Jonathan Lokpobiri, president of the nationalist Ijaw Youth Council (IYC), said his people were already “worried about the catastrophic effect this crisis may have on Rivers State and the spiral effect it will have on the entire Niger Delta”.
The current developments, Lokpobiri told Al Jazeera, have so far “undermined and insulted the sensibilities of the Ijaw people”.
He said a lack of a fair and lasting solution could force the people to deploy different means in showing support for the governor, warning that interested parties could “go destructive which tends to get attention faster and better”.
“The president’s [actions and inactions] can be a recipe for disaster not just in Rivers State but the Niger Delta,” he warned. “If this issue is not managed and the president thinks it does not affect him, it will affect the oil industry.”
This could lead to an armed revolution, says Medee.

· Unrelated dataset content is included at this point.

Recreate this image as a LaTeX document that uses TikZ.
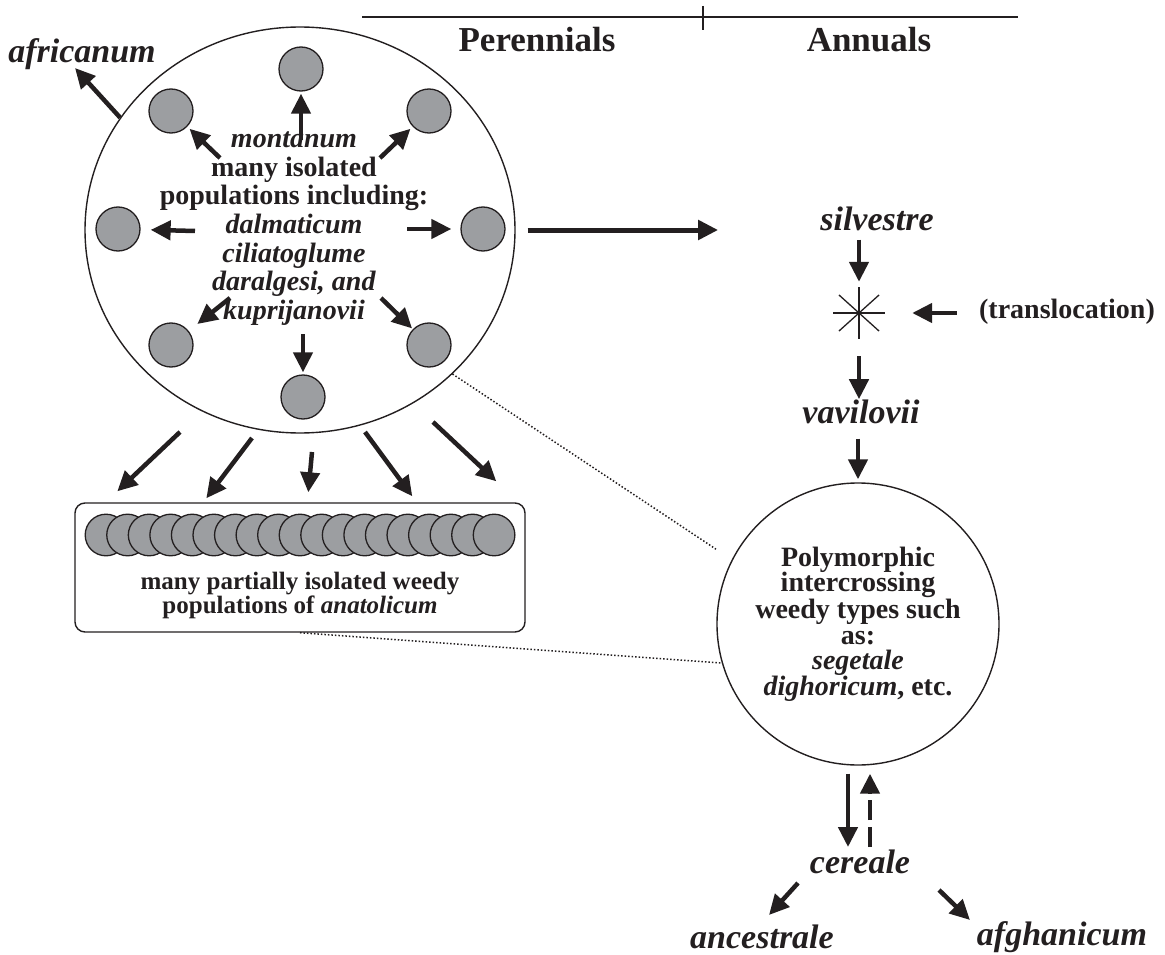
\documentclass[tikz,border=0pt]{standalone}
\usepackage{fontspec}
\setmainfont{Liberation Serif}
\usetikzlibrary{positioning,arrows.meta,shapes.geometric,calc}
\definecolor{cInk}{HTML}{231F20}
\definecolor{cDot}{HTML}{9C9EA1}

\begin{document}
\begin{tikzpicture}[x=1pt,y=-1pt,color=cInk,font=\bfseries,
  arr/.style={-{Triangle[length=20pt,width=19pt]},line width=4.5pt},
  dot/.style={circle,draw,fill=cDot,line width=1.3pt,minimum size=44pt,inner sep=0pt},
  rowdot/.style={dot,minimum size=41.6pt},
  sp/.style={font=\fontsize{34}{36}\selectfont\bfseries\itshape,inner sep=0pt,anchor=base},
  txt/.style={align=center,inner sep=0pt},
  dots/.style={line width=1.5pt,dash pattern=on 1.5pt off 2pt}]
\useasboundingbox (0,0) rectangle (1165,955);
% ---------- header ----------
\draw[line width=1.3pt] (362,17) -- (1018,17);
\draw[line width=1.3pt] (703,6) -- (703,30);
\node[font=\fontsize{35}{36}\selectfont\bfseries,anchor=base,inner sep=0pt] (per) at (537,52) {Perennials};
\node[font=\fontsize{35}{36}\selectfont\bfseries,anchor=base,inner sep=0pt] (ann) at (869,52) {Annuals};
% ---------- perennials ----------
\node[draw,ellipse,line width=1.4pt,minimum width=430pt,minimum height=406pt,inner sep=0pt] (pop) at (300,230) {};
\node[txt,font=\fontsize{28}{28.7}\selectfont\bfseries] (inc) at (294,228.5) {\textit{montanum}\\many isolated\\populations including:\\\textit{dalmaticum}\\\textit{ciliatoglume}\\\textit{daralgesi, and}\\\textit{kuprijanovii}};
\foreach \i/\x/\y in {1/301/69,2/429/111,3/483/229,4/429/345,5/303/397,6/171/345,7/118/229,8/171/111}
  \node[dot] (c\i) at (\x,\y) {};
\foreach \i/\x/\y/\g in {1/301/140/2,2/380/158/3,3/407/229/9,4/381/298/1,5/303/334/2,6/230/298/11,7/195/231/10,8/220/158/3}{
  \coordinate (s\i) at (\x,\y);
  \draw[arr,shorten >=\g pt] (s\i) -- (c\i);}
\node[sp] (afr) at (82,63) {africanum};
\draw[arr] (pop.148) -- ($(afr.base)+(-7,5)$);
% ---------- weedy anatolicum ----------
\node[draw,rounded corners=10pt,line width=1.4pt,minimum width=450pt,minimum height=129pt,inner sep=0pt] (box) at (300,567.5) {};
\foreach \i in {0,...,18}
  \node[rowdot] (r\i) at (106+21.56*\i,535) {};
\node[txt,font=\fontsize{25}{22}\selectfont\bfseries] (boxlab) at (300,595) {many partially isolated weedy\\populations of \textit{anatolicum}};
\foreach \i/\x/\y/\tx/\ty in {1/180/432/43/-11,2/252/438/132/-4,3/312/452/234/-10,4/365/432/338/-6,5/433/422/422/-21}{
  \coordinate (fan\i) at (\x,\y);
  \draw[arr] (fan\i) -- ($(box.north west)+(\tx,\ty)$);}
% ---------- annuals ----------
\node[sp] (silv) at (877,230) {silvestre};
\node[circle,minimum size=52pt,inner sep=0pt] (cross) at (859,313) {};
\foreach \a/\r in {0/26,42/27,90/26,138/27,180/26,222/27,270/26,318/27}
  \draw[line width=1.3pt] (cross.center) -- ++(\a:\r);
\node[font=\fontsize{28}{30}\selectfont\bfseries,anchor=base,inner sep=0pt] (trans) at (1067,318) {(translocation)};
\node[sp] (vav) at (861,423) {vavilovii};
\node[draw,circle,line width=1.4pt,minimum size=282pt,inner sep=0pt,txt,font=\fontsize{28}{25.6}\selectfont\bfseries] (poly) at (858,624) {Polymorphic\\intercrossing\\weedy types such\\as:\\\textit{segetale}\\\textit{dighoricum}, etc.};
\node[sp] (cer) at (860,873) {cereale};
\node[sp] (anc) at (762,948) {ancestrale};
\node[sp] (afg) at (1062,945) {afghanicum};
\draw[arr,line width=5pt,shorten <=12pt,shorten >=102pt] (pop.east) -- (pop.east -| silv.west);
\draw[arr,shorten <=9pt,shorten >=5pt] (silv.south -| cross) -- (cross.north);
\draw[arr,shorten <=17pt] (cross.south) -- (cross.south |- vav.north);
\draw[arr,shorten <=15pt,shorten >=3pt] (vav.south -| poly.north) -- (poly.north);
\draw[arr,shorten <=22pt,shorten >=27pt] (trans.west |- cross) -- (cross.east);
\draw[arr] ([shift={(-10,8)}]poly.south) -- ([shift={(-12,-26)}]cer.base);
\draw[arr,dash pattern=on 20pt off 7pt] ([shift={(10,-26)}]cer.base) -- ([shift={(12,8)}]poly.south);
\draw[arr] ($(cer.base)+(-62,10)$) -- ($(anc.base)+(7,-33)$);
\draw[arr] ($(cer.base)+(79,17)$) -- ($(afg.base)+(-92,-25)$);
% ---------- links ----------
\draw[dots,shorten >=19pt] (pop.south east) -- (poly.153);
\draw[dots] (box.south) -- (poly.196);
\end{tikzpicture}
\end{document}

“People revolt in their area of advantage and one of their [Ijaw people] area of advantage is the oil pipeline that carries crude from other parts of the state through Ogoniland in Rivers …they could cut it off,” he told Al Jazeera.
‘A multiplier effect’
In the early 2000s, Niger Deltan youths, aggrieved by the economic marginalisation and environmental degradation of the region despite being the source of oil wealth, banded together into armed groups. They infamously destroyed oil pipelines and abducted oil companies’ employees. These attacks reduced oil production significantly, costing Nigeria a fifth of its production.
This continued for years until a 2009 presidential amnesty directive granted unconditional pardons and gave cash payments to rebels who agreed to turn in their arms.
“If the [rebels] boys start again, it will hamper oil production and our calculation will fall short of expectation,” Adeola said.
Since the amnesty, the armed struggle in the delta has quietened partly because of surveillance deals granted to some former rebel leaders but also because of illegal small-scale refineries operated in parts of the region.
But experts like Obemeata Oriakpono, a reader in environmental health and toxicology at the University of Port Harcourt, say the political crisis could reignite that conflict and cause environmental damage that “cannot be quantified”.
“If the conflict degenerates more, it will be a multiplier effect,” he said.
Meanwhile, oil spillage resulting from sabotage could compound a continuing cleanup in Ogoniland, an area of 1,000sq km (385sq miles), which has historically been the epicentre of oil spills in the delta.
So Lokpobiri hopes the crisis is resolved permanently. “Our goal is not victory over one but a peaceful reconciliation,” he said, but warned that “[the] Ijaw nation will never allow [the governor] to be impeached. He must complete his [four-year] tenure.”